An experimental prototype of what became the world’s first programmable computer (a primitive ‘Turing machine’) began operating at the end of 1943, and paved the way for several such machines to be fully operational by June 1944. The dates are important, because these machines played a key role in providing intelligence for the planners of the D-Day landings in Normandy in the Second World War.
The intelligence was gathered by code-breakers working at the British secret establishment at Bletchley Park. They had previously achieved great success in breaking the German Enigma code using less sophisticated machines, based on principles developed by Alan Turing. But by 1943 the Germans had improved their codes to the point where it was clear that a new kind of machine would be needed to tackle them.
Thomas Flowers, a Post Office research engineer who had already done some work for Bletchley Park, suggested that the solution to the problem would be to build a computer based on electronic valves (called ‘tubes’ in America), which control the flow of electricity through a system and glow like little light bulbs. Flowers had experience of working with valves because he had been involved in developing a valve-based telephone exchange in the 1930s. He had made the key realization that although these valves tended to break down very quickly when they were turned on and off, they had a much longer life if they were left on all the time, even when not in use.
The authorities at Bletchley Park were not convinced, and in February 1943 Flowers went back to his work at the Post Office’s Dollis Hill research station, where the Director allowed him to work on the project semi-officially. But funds were so limited that Flowers paid for much of the equipment himself. The result was a machine using 1,600 valves, fed by a paper tape containing the message to be broken as a series of punched holes. Because of its size, it was dubbed ‘Colossus’.
Colossus was tested at Dollis Hill in December 1943, then dismantled, taken to Bletchley Park in pieces in a series of lorries and re-assembled. There, it broke its first message on 5 February 1944. The code-breakers were astonished. Just a year after having the idea dismissed as pie in the sky, Flowers was told by the authorities to get at least one improved Colossus up and running by 1 June. He was not told why, but just met the deadline with a machine using 2,400 valves. On 5 June, Colossus II decoded a German message which revealed that the German high command had fallen for a deception plan suggesting that the imminent invasion would take place in the Pas de Calais, where Erwin Rommel was told to concentrate his forces. This intelligence was a key factor in persuading General Dwight D. Eisenhower, the Allied commander, to go ahead with the Normandy invasion on 6 June.
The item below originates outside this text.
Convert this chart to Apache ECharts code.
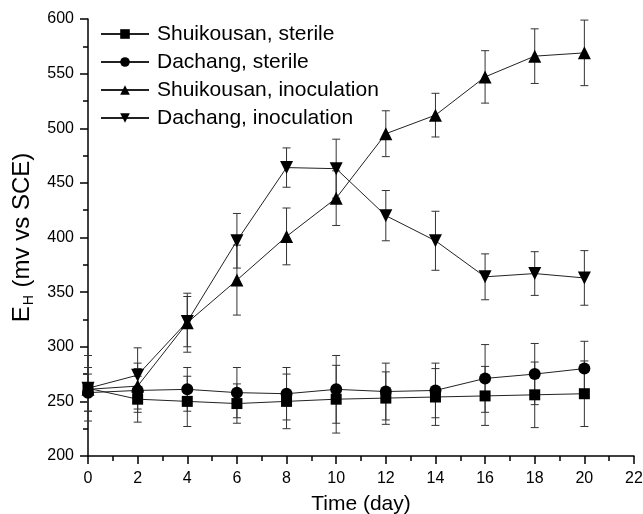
<!DOCTYPE html>
<html>
<head>
<meta charset="UTF-8">
<title></title>
<script src="https://cdn.jsdelivr.net/npm/echarts@6/dist/echarts.min.js"></script>
</head>
<body style="margin:0">
<div id="main" style="width:643px;height:514px;"></div>
<script type="text/javascript">
// days of measurement
var days = [0, 2, 4, 6, 8, 10, 12, 14, 16, 18, 20];
// Eh values (mv vs SCE) and their error bars
var shuiSterile = [262, 252, 250, 248, 250, 252, 253, 254, 255, 256, 257];
var shuiSterileErr = [30, 21, 23, 18, 25, 31, 24, 26, 27, 30, 30];
var dachSterile = [258, 260, 261, 258, 257, 261, 259, 260, 271, 275, 280];
var dachSterileErr = [17, 20, 20, 23, 24, 31, 26, 25, 31, 28, 25];
var shuiInoc = [261, 264, 322, 361, 401, 436, 495, 512, 547, 566, 569];
var shuiInocErr = [20, 21, 27, 32, 26, 25, 21, 20, 24, 25, 30];
var dachInoc = [262, 274, 323, 397, 464, 463, 420, 397, 364, 367, 363];
var dachInocErr = [5, 25, 23, 25, 18, 27, 23, 27, 21, 20, 25];
var names = ['Shuikousan, sterile', 'Dachang, sterile', 'Shuikousan, inoculation', 'Dachang, inoculation'];

var font = '"Liberation Sans", Arial, sans-serif';

function pts(vals) {
    return days.map(function (d, i) { return [d, vals[i]]; });
}
function errs(vals, e) {
    return days.map(function (d, i) { return [d, vals[i] - e[i], vals[i] + e[i]]; });
}
// draws one error bar with caps
function errorBar(params, api) {
    var lo = api.coord([api.value(0), api.value(1)]);
    var hi = api.coord([api.value(0), api.value(2)]);
    var w = 4;
    var st = { stroke: '#333', lineWidth: 1 };
    return {
        type: 'group',
        children: [
            { type: 'line', shape: { x1: lo[0], y1: lo[1], x2: hi[0], y2: hi[1] }, style: st },
            { type: 'line', shape: { x1: lo[0] - w, y1: lo[1], x2: lo[0] + w, y2: lo[1] }, style: st },
            { type: 'line', shape: { x1: hi[0] - w, y1: hi[1], x2: hi[0] + w, y2: hi[1] }, style: st }
        ]
    };
}
function lineSeries(name, vals, symbol, size, rot) {
    return {
        name: name,
        type: 'line',
        data: pts(vals),
        symbol: symbol,
        symbolSize: size,
        symbolRotate: rot || 0,
        showAllSymbol: true,
        z: 3,
        itemStyle: { color: '#000' },
        lineStyle: { color: '#222', width: 1 },
        animation: false
    };
}
function errSeries(vals, e) {
    return {
        type: 'custom',
        data: errs(vals, e),
        renderItem: errorBar,
        encode: { x: 0, y: [1, 2] },
        z: 2,
        silent: true,
        animation: false
    };
}

var myChart = echarts.init(document.getElementById('main'));
var option = {
    backgroundColor: '#fff',
    textStyle: { fontFamily: font },
    grid: { left: 88, right: 9, top: 19, bottom: 58, outerBoundsMode: 'none' },
    legend: {
        orient: 'vertical',
        left: 100,
        top: 23,
        padding: 0,
        itemWidth: 48,
        itemHeight: 12,
        itemGap: 6,
        data: names,
        textStyle: { fontSize: 21, color: '#000', fontFamily: font, lineHeight: 22, padding: [0, 0, 0, 3] }
    },
    xAxis: {
        type: 'value',
        min: 0,
        max: 22,
        interval: 2,
        name: 'Time (day)',
        nameLocation: 'middle',
        nameGap: 38,
        nameTextStyle: { fontSize: 21, color: '#000', fontFamily: font },
        axisLine: { lineStyle: { color: '#000', width: 1.5 } },
        axisTick: { length: 8, lineStyle: { color: '#000', width: 1.5 } },
        minorTick: { show: true, splitNumber: 2, length: 5, lineStyle: { color: '#000', width: 1.5 } },
        axisLabel: { fontSize: 16, color: '#000', margin: 15, fontFamily: font },
        splitLine: { show: false }
    },
    yAxis: {
        type: 'value',
        min: 200,
        max: 600,
        interval: 50,
        name: '{e|E}{s|H}{e| (mv vs SCE)}',
        nameLocation: 'middle',
        nameGap: 47,
        nameTextStyle: {
            color: '#000',
            fontFamily: font,
            rich: {
                e: { fontSize: 24, color: '#000', fontFamily: font },
                s: { fontSize: 14, color: '#000', fontFamily: font, padding: [14, 1, 0, 1] }
            }
        },
        axisLine: { show: true, lineStyle: { color: '#000', width: 1.5 } },
        axisTick: { show: true, length: 8, lineStyle: { color: '#000', width: 1.5 } },
        minorTick: { show: true, splitNumber: 2, length: 5, lineStyle: { color: '#000', width: 1.5 } },
        axisLabel: { fontSize: 16, color: '#000', margin: 14, fontFamily: font },
        splitLine: { show: false }
    },
    series: [
        errSeries(shuiSterile, shuiSterileErr),
        errSeries(dachSterile, dachSterileErr),
        errSeries(shuiInoc, shuiInocErr),
        errSeries(dachInoc, dachInocErr),
        lineSeries(names[0], shuiSterile, 'rect', 11),
        lineSeries(names[1], dachSterile, 'circle', 12),
        lineSeries(names[2], shuiInoc, 'triangle', 13),
        lineSeries(names[3], dachInoc, 'triangle', 13, 180)
    ]
};
myChart.setOption(option);
</script>
</body>
</html>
Although the ‘Colossi’ (several more were built) were there primarily to crack codes, they had a much greater potential. Flowers had designed them so that they could be adapted (‘programmed’, we would now say) to carry out different roles by flipping various switches, and plugging the leads that connected the different parts of the machine in different configurations. This programming had to be done literally by hand, but it made the Colossi true computers in the modern sense of the word. In the mid1930s, Turing had shown mathematically, in a scientific paper entitled ‘On Computable Numbers’, that it is possible to build a machine that will tackle any problem that can be expressed in numerical (digital) terms. The same piece of machinery (what we now call hardware) could be made to do any possible task in accordance with the appropriate sets of instructions (what we now call software) expressed in binary code as a string of 1s and 0s. Such a machine, or computer, is now known as a universal Turing machine, or just a Turing machine, a term that embraces all modern computers, including all the ones in smart phones as well as the big machines used in tasks such as weather forecasting. The Bletchley Park researchers were well aware that the Colossi had the potential to manipulate all kinds of data, including storing pictures, word-processing, or anything that could be expressed in numbers. They had all the components of a genuine all-purpose calculating machine.
All this was kept secret even after the war (on the direct instructions of Winston Churchill). As a result, an American machine dubbed ENIAC (from Electronic Numeral Integrator And Computer), which began operating in 1945, is still sometimes referred to as the world’s first electronic computer. Like Colossus, it could be programmed using a plugboard system and, unlike Colossus, it was developed to provide weather forecasts and analyse wind-tunnel tests, among other tasks. But Colossus, and Flowers, were first.